* **To do**
Would you return the run of lines that starts at the one with "Give me the matplotlib source for this chart." and ends at the one with "0.7, 0.8, 0.9]", ends included, exactly as written and without the images?

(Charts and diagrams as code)
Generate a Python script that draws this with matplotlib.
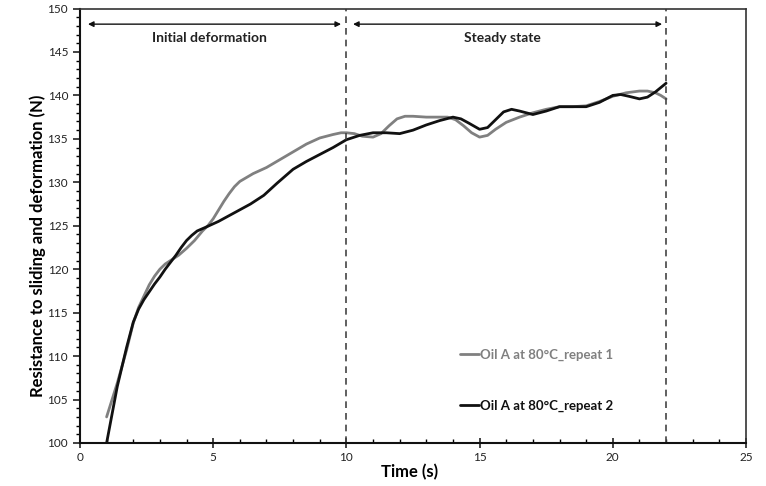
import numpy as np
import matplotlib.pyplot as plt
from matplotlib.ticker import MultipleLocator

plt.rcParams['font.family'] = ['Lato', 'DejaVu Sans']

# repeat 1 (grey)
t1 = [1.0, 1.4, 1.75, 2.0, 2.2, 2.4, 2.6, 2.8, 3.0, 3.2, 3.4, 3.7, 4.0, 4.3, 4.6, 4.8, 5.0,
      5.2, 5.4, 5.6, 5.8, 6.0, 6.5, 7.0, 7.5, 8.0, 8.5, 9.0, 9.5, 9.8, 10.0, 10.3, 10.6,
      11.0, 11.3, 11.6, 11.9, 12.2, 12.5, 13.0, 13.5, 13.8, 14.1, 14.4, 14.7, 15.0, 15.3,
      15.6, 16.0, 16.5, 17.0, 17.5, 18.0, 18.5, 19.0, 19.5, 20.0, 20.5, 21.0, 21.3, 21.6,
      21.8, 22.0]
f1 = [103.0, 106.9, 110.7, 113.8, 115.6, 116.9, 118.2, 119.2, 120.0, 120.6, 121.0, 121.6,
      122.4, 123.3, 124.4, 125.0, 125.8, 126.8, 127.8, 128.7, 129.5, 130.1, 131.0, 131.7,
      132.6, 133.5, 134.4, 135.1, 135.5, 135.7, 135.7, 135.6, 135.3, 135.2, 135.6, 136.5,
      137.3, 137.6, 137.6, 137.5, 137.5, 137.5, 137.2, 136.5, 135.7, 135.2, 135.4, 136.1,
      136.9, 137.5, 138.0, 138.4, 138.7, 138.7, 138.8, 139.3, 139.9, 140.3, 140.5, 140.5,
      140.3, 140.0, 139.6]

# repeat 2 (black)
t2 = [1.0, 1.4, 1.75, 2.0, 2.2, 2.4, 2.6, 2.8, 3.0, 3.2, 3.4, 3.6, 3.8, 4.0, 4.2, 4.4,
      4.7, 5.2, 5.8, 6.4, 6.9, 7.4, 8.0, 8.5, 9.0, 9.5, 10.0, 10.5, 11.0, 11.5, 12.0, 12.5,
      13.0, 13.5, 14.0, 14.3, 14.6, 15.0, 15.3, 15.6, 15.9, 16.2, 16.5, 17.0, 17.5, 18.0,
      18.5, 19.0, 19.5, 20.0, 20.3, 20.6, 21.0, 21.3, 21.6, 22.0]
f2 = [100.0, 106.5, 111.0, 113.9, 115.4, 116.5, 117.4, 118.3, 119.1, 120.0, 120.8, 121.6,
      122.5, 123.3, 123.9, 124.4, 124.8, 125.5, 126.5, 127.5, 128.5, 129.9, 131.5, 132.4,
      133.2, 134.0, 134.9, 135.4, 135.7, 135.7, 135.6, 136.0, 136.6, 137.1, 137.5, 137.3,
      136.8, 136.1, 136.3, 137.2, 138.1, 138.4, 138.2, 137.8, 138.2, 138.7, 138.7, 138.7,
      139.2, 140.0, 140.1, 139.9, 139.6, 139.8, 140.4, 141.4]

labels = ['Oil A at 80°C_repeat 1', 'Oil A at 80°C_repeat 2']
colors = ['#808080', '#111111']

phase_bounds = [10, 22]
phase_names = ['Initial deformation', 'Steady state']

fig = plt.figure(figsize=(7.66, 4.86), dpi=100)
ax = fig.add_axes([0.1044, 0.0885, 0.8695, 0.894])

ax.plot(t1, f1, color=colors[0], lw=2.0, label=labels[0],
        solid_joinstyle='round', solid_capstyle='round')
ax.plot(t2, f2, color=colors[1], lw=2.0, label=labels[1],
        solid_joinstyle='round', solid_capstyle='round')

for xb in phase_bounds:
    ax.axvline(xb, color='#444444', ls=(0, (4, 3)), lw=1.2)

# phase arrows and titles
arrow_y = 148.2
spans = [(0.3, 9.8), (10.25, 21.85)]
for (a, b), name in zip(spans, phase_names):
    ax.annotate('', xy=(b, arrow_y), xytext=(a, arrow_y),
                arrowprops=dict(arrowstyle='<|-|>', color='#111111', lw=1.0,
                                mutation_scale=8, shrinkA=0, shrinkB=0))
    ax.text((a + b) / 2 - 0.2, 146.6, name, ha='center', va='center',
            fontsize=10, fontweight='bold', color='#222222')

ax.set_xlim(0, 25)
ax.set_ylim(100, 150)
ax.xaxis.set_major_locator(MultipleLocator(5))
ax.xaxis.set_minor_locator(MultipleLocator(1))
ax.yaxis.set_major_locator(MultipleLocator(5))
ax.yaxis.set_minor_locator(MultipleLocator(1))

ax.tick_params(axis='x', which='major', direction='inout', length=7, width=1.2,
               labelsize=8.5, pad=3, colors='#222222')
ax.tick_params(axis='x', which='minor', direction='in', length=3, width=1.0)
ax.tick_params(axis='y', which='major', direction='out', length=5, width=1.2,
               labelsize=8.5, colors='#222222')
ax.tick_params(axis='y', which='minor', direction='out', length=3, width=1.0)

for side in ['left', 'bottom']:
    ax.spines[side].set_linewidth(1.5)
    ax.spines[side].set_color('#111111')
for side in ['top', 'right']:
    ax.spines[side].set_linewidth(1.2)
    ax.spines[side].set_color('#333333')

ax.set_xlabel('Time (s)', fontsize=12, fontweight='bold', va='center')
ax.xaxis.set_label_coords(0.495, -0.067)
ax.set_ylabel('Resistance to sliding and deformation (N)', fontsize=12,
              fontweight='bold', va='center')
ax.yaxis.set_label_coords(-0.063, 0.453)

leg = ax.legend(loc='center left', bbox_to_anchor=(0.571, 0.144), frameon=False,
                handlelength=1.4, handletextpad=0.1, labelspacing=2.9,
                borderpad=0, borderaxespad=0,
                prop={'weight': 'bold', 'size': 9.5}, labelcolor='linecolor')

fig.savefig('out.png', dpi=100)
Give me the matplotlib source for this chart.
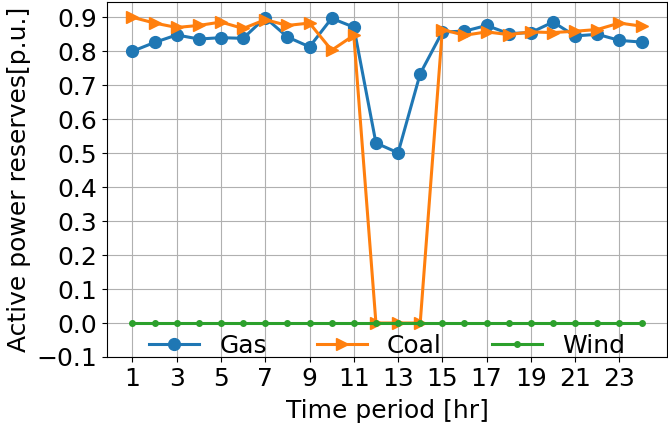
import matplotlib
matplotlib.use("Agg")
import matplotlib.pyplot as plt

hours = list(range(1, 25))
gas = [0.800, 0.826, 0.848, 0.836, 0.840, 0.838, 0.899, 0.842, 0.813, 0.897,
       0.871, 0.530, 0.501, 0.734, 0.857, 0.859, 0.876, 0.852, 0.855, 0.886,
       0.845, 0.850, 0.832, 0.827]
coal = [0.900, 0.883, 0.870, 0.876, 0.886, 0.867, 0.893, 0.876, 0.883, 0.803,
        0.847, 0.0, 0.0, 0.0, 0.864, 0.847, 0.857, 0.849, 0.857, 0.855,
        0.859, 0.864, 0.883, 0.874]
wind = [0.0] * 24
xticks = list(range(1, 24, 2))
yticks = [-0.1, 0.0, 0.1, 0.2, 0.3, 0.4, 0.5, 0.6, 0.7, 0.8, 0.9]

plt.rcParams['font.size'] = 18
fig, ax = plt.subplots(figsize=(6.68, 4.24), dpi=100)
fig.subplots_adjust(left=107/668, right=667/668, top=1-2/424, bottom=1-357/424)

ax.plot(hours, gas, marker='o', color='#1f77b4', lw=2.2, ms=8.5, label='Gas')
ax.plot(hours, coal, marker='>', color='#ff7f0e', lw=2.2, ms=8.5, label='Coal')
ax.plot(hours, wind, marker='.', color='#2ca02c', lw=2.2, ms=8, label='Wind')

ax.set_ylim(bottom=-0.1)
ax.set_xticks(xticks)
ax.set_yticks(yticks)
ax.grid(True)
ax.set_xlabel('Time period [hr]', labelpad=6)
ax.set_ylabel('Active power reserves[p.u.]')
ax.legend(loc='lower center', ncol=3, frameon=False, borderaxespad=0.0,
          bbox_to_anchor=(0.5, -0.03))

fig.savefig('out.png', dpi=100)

---

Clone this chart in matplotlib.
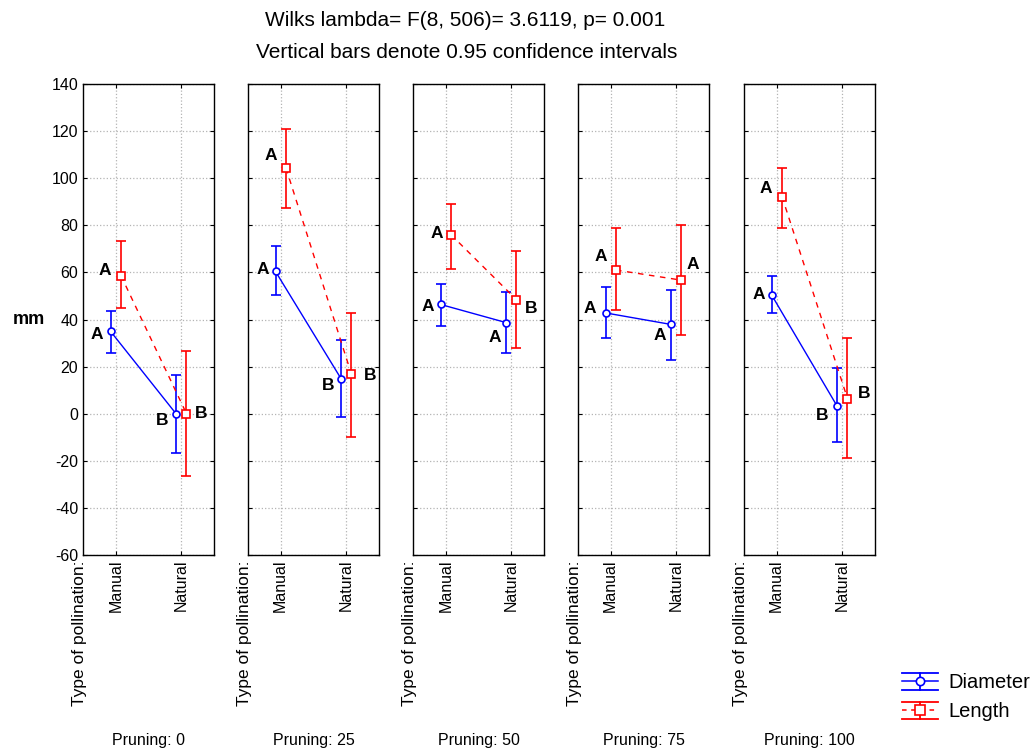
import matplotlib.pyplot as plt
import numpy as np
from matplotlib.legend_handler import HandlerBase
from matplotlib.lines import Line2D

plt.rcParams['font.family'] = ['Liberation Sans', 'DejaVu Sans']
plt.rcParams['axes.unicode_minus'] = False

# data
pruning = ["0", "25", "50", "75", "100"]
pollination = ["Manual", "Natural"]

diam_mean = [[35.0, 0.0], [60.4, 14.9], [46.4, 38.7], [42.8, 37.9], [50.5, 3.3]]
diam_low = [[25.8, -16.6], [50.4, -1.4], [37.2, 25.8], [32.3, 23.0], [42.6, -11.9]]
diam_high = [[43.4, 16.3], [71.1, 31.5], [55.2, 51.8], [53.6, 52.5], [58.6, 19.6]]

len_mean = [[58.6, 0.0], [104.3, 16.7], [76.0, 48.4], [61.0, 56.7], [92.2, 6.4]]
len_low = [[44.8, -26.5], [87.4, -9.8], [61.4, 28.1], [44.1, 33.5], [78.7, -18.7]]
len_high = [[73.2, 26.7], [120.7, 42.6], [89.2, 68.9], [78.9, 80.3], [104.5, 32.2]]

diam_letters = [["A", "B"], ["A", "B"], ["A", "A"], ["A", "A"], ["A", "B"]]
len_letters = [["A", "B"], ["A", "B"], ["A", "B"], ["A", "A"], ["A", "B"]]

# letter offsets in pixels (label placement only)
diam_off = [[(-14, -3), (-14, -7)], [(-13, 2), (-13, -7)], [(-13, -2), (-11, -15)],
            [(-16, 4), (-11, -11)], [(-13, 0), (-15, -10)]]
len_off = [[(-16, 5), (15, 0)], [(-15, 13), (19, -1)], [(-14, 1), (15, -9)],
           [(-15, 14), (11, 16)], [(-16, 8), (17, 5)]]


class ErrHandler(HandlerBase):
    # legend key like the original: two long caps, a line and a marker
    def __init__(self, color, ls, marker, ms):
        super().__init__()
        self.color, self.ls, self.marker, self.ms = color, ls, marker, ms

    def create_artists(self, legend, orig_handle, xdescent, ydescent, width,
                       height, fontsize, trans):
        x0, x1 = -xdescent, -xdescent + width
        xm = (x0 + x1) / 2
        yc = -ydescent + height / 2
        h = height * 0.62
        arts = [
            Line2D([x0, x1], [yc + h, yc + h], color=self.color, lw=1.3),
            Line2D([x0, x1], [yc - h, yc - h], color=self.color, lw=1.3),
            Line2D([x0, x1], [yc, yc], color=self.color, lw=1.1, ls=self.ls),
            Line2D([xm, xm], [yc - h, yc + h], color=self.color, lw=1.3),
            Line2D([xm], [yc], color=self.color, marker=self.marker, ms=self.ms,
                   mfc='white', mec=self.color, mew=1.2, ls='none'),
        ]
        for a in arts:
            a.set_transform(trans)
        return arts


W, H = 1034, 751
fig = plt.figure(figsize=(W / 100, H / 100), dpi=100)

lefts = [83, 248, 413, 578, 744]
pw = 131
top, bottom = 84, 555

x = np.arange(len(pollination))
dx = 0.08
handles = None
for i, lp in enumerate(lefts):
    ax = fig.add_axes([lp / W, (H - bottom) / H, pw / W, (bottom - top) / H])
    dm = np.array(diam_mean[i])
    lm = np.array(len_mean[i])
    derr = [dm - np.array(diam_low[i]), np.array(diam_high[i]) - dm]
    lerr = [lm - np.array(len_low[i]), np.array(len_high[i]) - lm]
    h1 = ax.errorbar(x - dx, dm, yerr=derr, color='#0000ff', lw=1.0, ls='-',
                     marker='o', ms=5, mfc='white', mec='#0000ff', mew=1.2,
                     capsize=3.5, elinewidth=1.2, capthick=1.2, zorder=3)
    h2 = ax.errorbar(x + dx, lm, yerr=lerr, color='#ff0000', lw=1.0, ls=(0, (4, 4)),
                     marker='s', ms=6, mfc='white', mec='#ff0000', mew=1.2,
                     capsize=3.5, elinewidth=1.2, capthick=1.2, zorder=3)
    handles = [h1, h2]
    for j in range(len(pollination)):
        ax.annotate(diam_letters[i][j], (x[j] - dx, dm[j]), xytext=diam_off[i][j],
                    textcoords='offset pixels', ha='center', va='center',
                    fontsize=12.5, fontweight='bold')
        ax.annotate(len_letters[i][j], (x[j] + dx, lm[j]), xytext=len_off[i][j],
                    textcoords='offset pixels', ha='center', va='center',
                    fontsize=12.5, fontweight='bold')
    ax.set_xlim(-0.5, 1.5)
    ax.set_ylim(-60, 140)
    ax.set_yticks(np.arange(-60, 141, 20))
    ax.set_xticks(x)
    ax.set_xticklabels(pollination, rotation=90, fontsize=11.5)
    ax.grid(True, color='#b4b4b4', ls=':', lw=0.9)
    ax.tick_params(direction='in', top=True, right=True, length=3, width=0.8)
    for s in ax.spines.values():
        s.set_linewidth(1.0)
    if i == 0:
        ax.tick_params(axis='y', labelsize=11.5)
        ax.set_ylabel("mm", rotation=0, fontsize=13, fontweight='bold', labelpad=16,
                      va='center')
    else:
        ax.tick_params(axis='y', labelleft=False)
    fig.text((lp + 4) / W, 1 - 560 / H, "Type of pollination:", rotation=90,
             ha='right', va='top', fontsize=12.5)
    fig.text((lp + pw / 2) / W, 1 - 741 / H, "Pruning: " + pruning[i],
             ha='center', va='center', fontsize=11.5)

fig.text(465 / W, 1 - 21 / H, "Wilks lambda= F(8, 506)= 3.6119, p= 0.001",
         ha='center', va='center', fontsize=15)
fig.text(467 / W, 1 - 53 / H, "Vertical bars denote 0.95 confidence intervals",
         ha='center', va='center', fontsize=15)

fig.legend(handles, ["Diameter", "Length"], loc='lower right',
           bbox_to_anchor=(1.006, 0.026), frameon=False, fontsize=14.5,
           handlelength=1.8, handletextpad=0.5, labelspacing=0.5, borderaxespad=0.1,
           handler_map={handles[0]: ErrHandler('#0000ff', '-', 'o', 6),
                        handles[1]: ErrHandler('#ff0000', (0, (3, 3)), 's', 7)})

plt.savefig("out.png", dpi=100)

---

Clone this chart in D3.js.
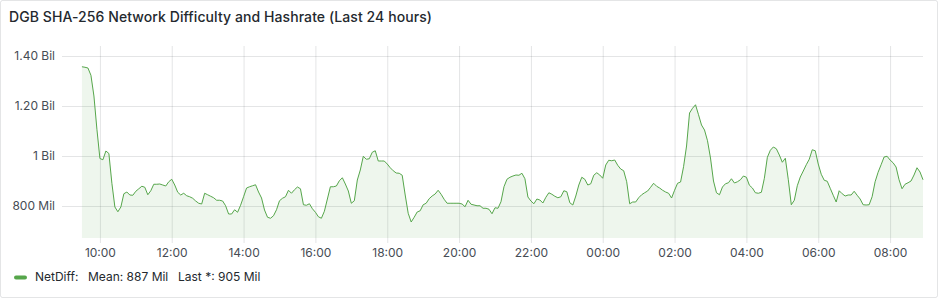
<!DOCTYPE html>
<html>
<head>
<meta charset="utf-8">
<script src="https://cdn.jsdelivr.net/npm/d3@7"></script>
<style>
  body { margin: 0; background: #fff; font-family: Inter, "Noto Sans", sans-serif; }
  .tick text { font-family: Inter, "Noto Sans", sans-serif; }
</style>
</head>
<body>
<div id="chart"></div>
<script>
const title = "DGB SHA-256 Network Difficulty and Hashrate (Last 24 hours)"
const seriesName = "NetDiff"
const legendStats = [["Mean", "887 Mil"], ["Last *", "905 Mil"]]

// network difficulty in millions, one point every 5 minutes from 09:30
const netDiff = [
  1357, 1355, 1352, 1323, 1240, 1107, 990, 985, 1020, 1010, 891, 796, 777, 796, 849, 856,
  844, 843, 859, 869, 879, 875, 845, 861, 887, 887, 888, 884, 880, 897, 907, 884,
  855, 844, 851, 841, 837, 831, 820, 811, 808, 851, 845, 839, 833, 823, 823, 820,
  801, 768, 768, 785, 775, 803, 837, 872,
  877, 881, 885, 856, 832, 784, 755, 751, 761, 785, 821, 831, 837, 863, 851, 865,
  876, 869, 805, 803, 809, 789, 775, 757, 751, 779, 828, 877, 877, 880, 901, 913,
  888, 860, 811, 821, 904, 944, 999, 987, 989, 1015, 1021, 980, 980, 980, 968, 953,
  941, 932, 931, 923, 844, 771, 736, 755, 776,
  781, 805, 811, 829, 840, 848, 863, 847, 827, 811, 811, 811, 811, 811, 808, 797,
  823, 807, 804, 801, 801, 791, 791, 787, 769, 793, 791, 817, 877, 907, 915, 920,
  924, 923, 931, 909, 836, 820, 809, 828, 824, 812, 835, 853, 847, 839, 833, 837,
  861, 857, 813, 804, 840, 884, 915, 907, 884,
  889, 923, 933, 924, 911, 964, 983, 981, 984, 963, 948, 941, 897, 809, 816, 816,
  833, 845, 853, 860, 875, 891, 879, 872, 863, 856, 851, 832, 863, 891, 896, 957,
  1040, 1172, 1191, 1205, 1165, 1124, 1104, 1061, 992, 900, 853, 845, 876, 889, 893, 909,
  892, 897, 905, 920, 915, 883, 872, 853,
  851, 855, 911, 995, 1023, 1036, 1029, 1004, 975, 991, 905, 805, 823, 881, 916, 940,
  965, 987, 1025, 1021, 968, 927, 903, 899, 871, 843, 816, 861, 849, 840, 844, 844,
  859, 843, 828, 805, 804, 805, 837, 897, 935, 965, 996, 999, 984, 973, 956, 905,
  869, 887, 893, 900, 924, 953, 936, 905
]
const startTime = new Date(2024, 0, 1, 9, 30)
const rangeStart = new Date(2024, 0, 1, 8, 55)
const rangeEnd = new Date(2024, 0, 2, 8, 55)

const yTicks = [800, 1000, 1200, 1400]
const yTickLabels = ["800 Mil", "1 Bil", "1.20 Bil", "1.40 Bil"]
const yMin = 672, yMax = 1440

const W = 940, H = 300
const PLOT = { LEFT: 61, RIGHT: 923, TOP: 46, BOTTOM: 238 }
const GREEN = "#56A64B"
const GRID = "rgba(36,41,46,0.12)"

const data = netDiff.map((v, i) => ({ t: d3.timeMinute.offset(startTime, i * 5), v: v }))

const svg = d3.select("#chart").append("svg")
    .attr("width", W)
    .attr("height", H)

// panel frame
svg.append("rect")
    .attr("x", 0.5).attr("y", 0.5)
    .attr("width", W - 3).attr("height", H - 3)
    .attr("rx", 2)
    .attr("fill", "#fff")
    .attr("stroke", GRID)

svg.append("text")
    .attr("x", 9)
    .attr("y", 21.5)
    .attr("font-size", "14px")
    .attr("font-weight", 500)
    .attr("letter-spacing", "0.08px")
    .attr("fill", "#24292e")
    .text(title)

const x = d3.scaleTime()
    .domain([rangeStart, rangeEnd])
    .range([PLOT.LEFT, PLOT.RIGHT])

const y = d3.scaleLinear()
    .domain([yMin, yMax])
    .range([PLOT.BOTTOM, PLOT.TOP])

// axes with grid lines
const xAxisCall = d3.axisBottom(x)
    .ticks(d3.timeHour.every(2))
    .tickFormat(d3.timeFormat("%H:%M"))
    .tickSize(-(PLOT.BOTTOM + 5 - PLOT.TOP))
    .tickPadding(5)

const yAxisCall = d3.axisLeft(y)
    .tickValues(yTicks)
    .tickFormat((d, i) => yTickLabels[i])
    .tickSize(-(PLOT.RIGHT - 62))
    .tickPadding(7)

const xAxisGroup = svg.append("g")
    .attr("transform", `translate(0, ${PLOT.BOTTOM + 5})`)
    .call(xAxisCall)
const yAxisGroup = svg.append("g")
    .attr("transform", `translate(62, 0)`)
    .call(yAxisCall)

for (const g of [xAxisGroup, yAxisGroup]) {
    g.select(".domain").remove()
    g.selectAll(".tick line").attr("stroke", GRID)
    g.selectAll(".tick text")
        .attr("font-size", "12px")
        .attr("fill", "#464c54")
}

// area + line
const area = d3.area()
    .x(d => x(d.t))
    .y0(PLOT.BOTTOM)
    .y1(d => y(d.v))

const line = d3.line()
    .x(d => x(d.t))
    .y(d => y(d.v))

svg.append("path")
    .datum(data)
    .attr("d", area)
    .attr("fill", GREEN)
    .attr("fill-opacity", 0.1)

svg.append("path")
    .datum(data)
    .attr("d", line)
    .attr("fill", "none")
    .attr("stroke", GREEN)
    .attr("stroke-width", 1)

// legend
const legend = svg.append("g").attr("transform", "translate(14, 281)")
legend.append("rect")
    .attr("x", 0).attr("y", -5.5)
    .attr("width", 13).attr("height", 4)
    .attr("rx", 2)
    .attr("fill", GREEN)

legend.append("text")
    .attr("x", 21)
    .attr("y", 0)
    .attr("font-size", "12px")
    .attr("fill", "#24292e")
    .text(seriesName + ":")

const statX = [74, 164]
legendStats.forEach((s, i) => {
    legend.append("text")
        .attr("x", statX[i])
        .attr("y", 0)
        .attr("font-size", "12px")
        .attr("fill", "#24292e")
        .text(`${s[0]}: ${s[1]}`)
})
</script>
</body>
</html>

* **Expected output**
Give me the matplotlib source for this chart.
import matplotlib
matplotlib.use("Agg")
import matplotlib.pyplot as plt

hours = list(range(1, 25))
gas = [0.800, 0.826, 0.848, 0.836, 0.840, 0.838, 0.899, 0.842, 0.813, 0.897,
       0.871, 0.530, 0.501, 0.734, 0.857, 0.859, 0.876, 0.852, 0.855, 0.886,
       0.845, 0.850, 0.832, 0.827]
coal = [0.900, 0.883, 0.870, 0.876, 0.886, 0.867, 0.893, 0.876, 0.883, 0.803,
        0.847, 0.0, 0.0, 0.0, 0.864, 0.847, 0.857, 0.849, 0.857, 0.855,
        0.859, 0.864, 0.883, 0.874]
wind = [0.0] * 24
xticks = list(range(1, 24, 2))
yticks = [-0.1, 0.0, 0.1, 0.2, 0.3, 0.4, 0.5, 0.6, 0.7, 0.8, 0.9]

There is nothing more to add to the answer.